In an ideal world I'd have a dedicated circuit for every room, with the kitchen having 3 - one for cooker, one for sockets and one for hard wired appliances.
That would mean a CU with 12 ways for socket circuits!
You say that, but I had a chat with a sparky recently as we were discussing appliance isolation in the kitchen. We both agreed FCUs above worktop are fugly uckers so I 'joked' about having something like a 20a breaker with a 20 amp wall switch for each appliance.
Seen this at TLC. Just over £130 + VAT fully loaded. Not that bad really.
You say that, but I had a chat with a sparky recently as we were discussing appliance isolation in the kitchen. We both agreed FCUs above worktop are fugly uckers so I 'joked' about having something like a 20a breaker with a 20 amp wall switch for each appliance.
Seen this at TLC. Just over £130 + VAT fully loaded. Not that bad really.
Yeah seen those. My problem with them though is really you need a grid switch/fuse pair to make it sensible (which then looks uglier than FCUs) - no point in having a grid switch accessible and socket inaccessible behind an appliance that the appliance is plug topped into (if the fuse goes you have to pull the appliance out).
I'm trying to find an egraver who will custom engrave my FCUs (suggestions please!) - as Dymo labels look even worse! Sometimes wish I didn't care - life would be so much easier.

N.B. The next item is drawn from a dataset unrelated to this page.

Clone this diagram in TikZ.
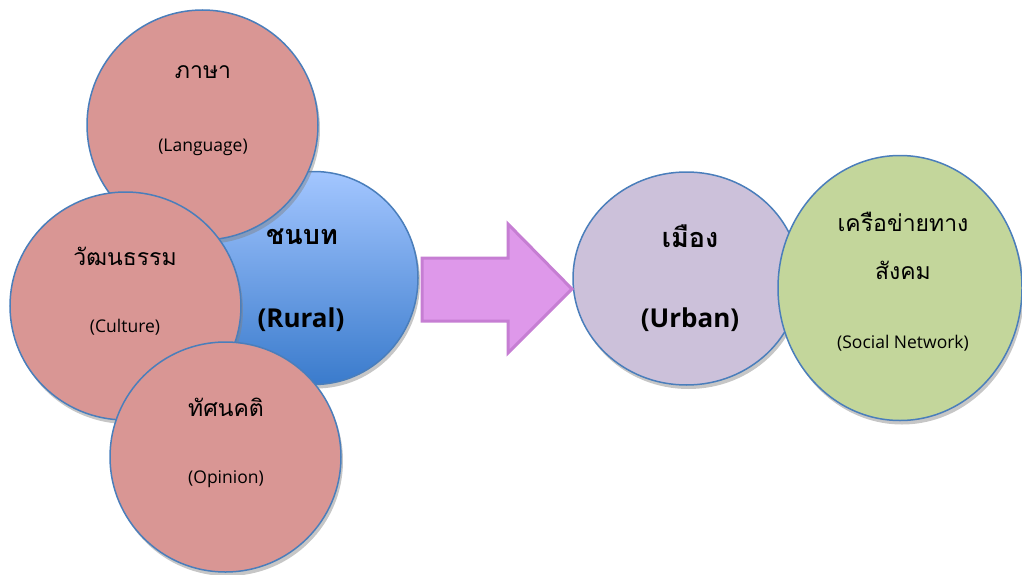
\documentclass[tikz,border=0pt]{standalone}
\usepackage{fontspec}
\newfontfamily\thaifont[Script=Thai]{Loma}
\newfontfamily\latinfont{Open Sans}
\usetikzlibrary{positioning}
\usetikzlibrary{shapes.geometric,shadows}

\definecolor{pinkfill}{HTML}{D99694}
\definecolor{rimblue}{HTML}{4A7EBB}
\definecolor{ruraltop}{HTML}{A3C6FF}
\definecolor{ruralbot}{HTML}{3A7BCC}
\definecolor{urbanfill}{HTML}{CCC1DA}
\definecolor{socialfill}{HTML}{C3D69B}
\definecolor{arrowfill}{HTML}{DE98EA}
\definecolor{arrowrim}{HTML}{C67ED3}

\tikzset{
  blob/.style = {ellipse, draw = rimblue, line width = 1.5pt, inner sep = 0pt,
    drop shadow = {shadow xshift = 2pt, shadow yshift = -4pt, opacity = 0.45, fill = gray}},
  thailabel/.style = {font = \thaifont\fontsize{23}{25}\selectfont},
  englabel/.style = {font = \latinfont\fontsize{17.5}{19}\selectfont},
  boldlabel/.style = {font = \thaifont\bfseries\fontsize{27}{29}\selectfont},
  boldeng/.style = {font = \latinfont\bfseries\fontsize{26}{28}\selectfont}
}

\begin{document}
\begin{tikzpicture}[x = 1pt, y = -1pt]
					\useasboundingbox (0, 0) rectangle (1022, 575);
					% left group
					\node[blob, top color = ruraltop, bottom color = ruralbot, minimum width = 208pt, minimum height = 213pt] (rural) at (314, 278) {};
					\node[blob, fill = pinkfill, minimum width = 231pt, minimum height = 230pt] (language) at (202.5, 125) {};
					\node[blob, fill = pinkfill, minimum width = 231pt, minimum height = 228pt] (culture) at (125.5, 306) {};
					\node[blob, fill = pinkfill, minimum width = 231pt, minimum height = 230pt] (opinion) at (225.5, 457) {};
					% right group
					\node[blob, fill = urbanfill, minimum width = 227pt, minimum height = 213pt] (urban) at (686.5, 278.5) {};
					\node[blob, fill = socialfill, minimum width = 244pt, minimum height = 265pt] (social) at (900, 288) {};
					% arrow
					\draw[arrowrim, line width = 3pt, fill = arrowfill, line join = miter] (422, 258)--(508, 258)--(508, 224)--(572, 289)--(508, 353)--(508, 321)--(422, 321)--cycle;
					% labels
					\node[thailabel] (languageth) at (203, 72) {ภาษา};
					\node[englabel] (languageen) at (203, 147) {(Language)};
					\node[thailabel] (cultureth) at (125, 256) {วัฒนธรรม};
					\node[englabel] (cultureen) at (125, 327) {(Culture)};
					\node[thailabel] (opinionth) at (226, 407) {ทัศนคติ};
					\node[englabel] (opinionen) at (226, 479) {(Opinion)};
					\node[boldlabel] (ruralth) at (302, 237) {ชนบท};
					\node[boldeng] (ruralen) at (301, 320) {(Rural)};
					\node[boldlabel] (urbanth) at (690, 236) {เมือง};
					\node[boldeng] (urbanen) at (690, 320) {(Urban)};
					\node[thailabel] (socialth) at (903, 222) {เครือข่ายทาง};
					\node[thailabel] (socialth2) at (903, 270) {สังคม};
					\node[englabel] (socialen) at (903, 343) {(Social Network)};
				\end{tikzpicture}
\end{document}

The ring is very limited, designed to save copper directly after the second world war in conjunction with the 13A plug it worked well but alterations in building practice and electrical regulations which control how wires have to run and how much wire is allowed have reduced the advantages to such an extent that really it is often better to have radials.
To follow the rules with ring finals in real terms you have to have a 32A MCB but with radials you can have anywhere between 16A and 32A depending on cable used but using 4 mm² may not allow a 32A MCB often reduced to 25A and using 2.5mm² allows a 20A MCB so really needs 6mm² for 32A radial which means in turn no spurs as no room in the terminals.
So really it's 2.5mm² and 20A MCB radial or 2.5mm² and 32A MCB ring. Using 20A RCBO's does mean less trips when there is a fault but using just 2 RCD's really does away with the advantage of the 20A radial. Because the RCBO route is more expensive than the twin RCB route it still works out more expensive to run radials so I would say today radials are in the main better but ring is cheaper.
VD for socket circuits is 5% (I think I mentioned that earlier).
With a Ring Final Circuit (RFC- which your example must be to use 32A MCB with 2.5mm² cable) for VD purposes the best you can really do is calculate the VD to the mid-point of the ring and that point has two runs of 2.5mm in parallel, so it's not 0.018 it's 0.009. The trouble is that the RFC is a kluged design and doesn't really fit neatly with the rest of the regs.
Does a 2-aperture single-gang faceplate with a grid switch and a grid fuse module look uglier than a single-gang faceplate with a switch and a little drawer with a fuse in it?
Still - in the eye of the beholder, of course.
I'm trying to find an egraver who will custom engrave my FCUs (suggestions please!)